Es sind Werke verschiedener Dimension versammelt, die zwischen 1991 und 2020 entstanden sind, teils in intensiven Austausch mit elektronischen Anteilen gebracht. Den Beginn markiert ‚Nuits, adieux‘, das auf Texte von Jacques Roubaud und Honoré de Balzac zarte Klanggespinste hören lässt, gesungen, geatmet, geflüstert, geseufzt, dazu elektronisch subtil überformt und zu immer neuer Konstellation gebracht. ‚Horloge, tais-toi!‘ von 2005 geht wort- und klangspielerisch vor, rhythmisch akzentuiert, dazu mit einem intensiv eingewobenen Klavierpart. ‚Écho!‘ aus dem Jahr 2007 ist Frucht erneuter Beschäftigung mit dem Werk ihres Lehrers Olivier Messiaen und älteren Motetten von Claudin Le Jeune – Ergebnis ist ein rundum eigenständiges, affektstarkes Stück, das behutsam elektronisch geweitet und verlebendigt wird, natürlich mit Echo-Effekten. Dem Jahr 2001 sind zwei weitere Kompositionen zuzuordnen: Zunächst der viersätzige Zyklus ‚Tag des Jahres‘ auf Gedichte von Friedrich Hölderlin, von Saariaho selbst als ‚archaischer Chorsatz‘ bezeichnet und tatsächlich streng, jedenfalls voller Ordnung in der Anmutung, zugleich bereichert um Naturklänge wie den Gesang von Vögeln oder das Rauschen des Windes. Das zweite Stück dieses Jahrgangs ist das knappe ‚Überzeugung‘ für drei Sängerinnen, Crotales, Violine und Violoncello, entstanden im Auftrag der Mitarbeiterinnen und Mitarbeiter der Salzburger Festspiele zum Abschied des Intendanten Gerard Mortier, auch hier übrigens auf einen Text von Hölderlin.

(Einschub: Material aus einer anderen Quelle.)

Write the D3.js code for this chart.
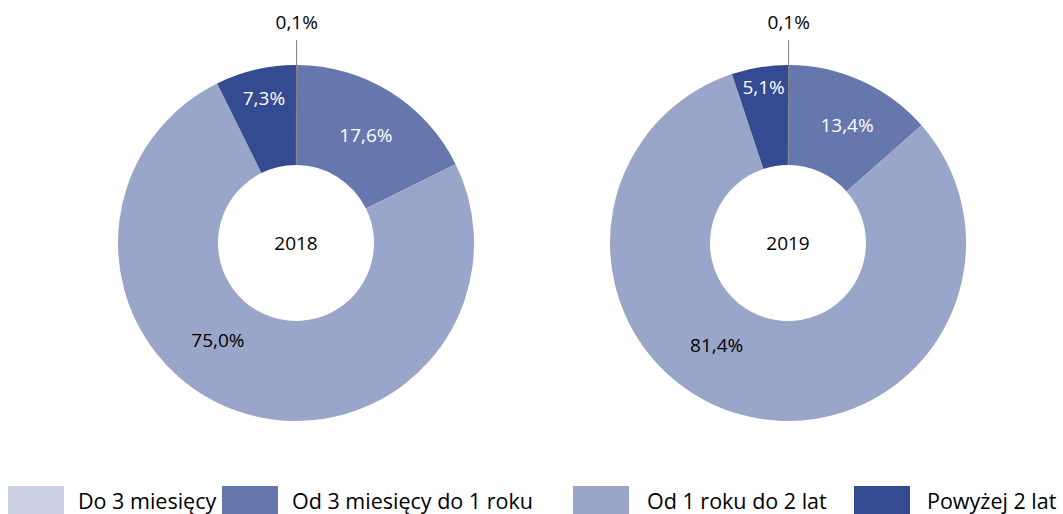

Das titelgebende ‚Reconnaissance‘ entstammt dem Jahr 2020 und wird im Booklet von Saariahos Sohn Aleksi Barrière als ‚Science-Fiction-Madrigal‘ bezeichnet, das einerseits an die Kunst der Franko-Flamen anknüpft und sie mit Betrachtungen zu Lebensmöglichkeiten auf dem Mars konfrontiert. Barrière hat die Textvorlage für dieses kühne Konstrukt mit seinem eigenwilligen Klangsinn geschaffen. Schließlich ist am Schluss noch einmal ‚Nuits, adieux‘ zu hören, allerdings in der 1996 entstandenen A-cappella-Version: Diese ‚Übersetzung‘ ins rein Vokale ahmt elektronische Effekte nicht nach, forscht ernsthaft nach dem erweiterten Potenzial der menschlichen Stimme. Dieser Beitrag macht konzentriert das Spannungsfeld auf, in dem sich avancierte Chormusik gegenwärtig bewegt.
Versatiler Kammerchor
Der Helsinki Chamber Choir, 1962 als Kammerchor des finnischen Rundfunks gegründet, ist ein Ensemble, das in seiner bisherigen Diskografie neben dem klassischen Kammerchorrepertoire vernehmlich der skandinavischen Moderne verpflichtet ist, etwa in Gestalt von Einojuhani Rautavaara oder Magnus Lindberg. Auch bei Kaija Saariaho wird der Chor ohne hörbare Mühen allen Sätteln gerecht – in klassischen Parametern, soweit in den Kompositionen herangezogen und gefordert, dazu in allen Aspekten weitergehender Erkundungen und Erprobungen menschlicher Vokalität. Die Register sind klar und gestaltreich durchgebildet, dabei nicht unmäßig gehärtet, was dem Ensembleklang etwas Geschmeidiges, in der Tongebung Kluges gibt. Auch in der Höhe bleiben die Soprane lyrisch, die Bässe sind in der Tiefe bei aller Schwärze samten. Die Intonation ist – notwendigerweise – perfekt, ausgewogen, sicher. Das formale Besteck wird gleichermaßen in tatsächlich gesanglicher Geste wie in den avancierten Vokaltechniken sicher beherrscht – bei aller Klasse des Ensembles in der Wirkung nicht verkünstelt. Das gesamte Repertoire ambitionierter Chormusik wird bedient, von scharf konturierter, bis zum Cluster reichender Akkordik über jäh abgerissene Linien, einen beinahe stillstehenden, flächigen Lyrismus bis zu geräuschhaften Emanationen: Alles wird selbstbewusst mit künstlerischer Substanz versehen.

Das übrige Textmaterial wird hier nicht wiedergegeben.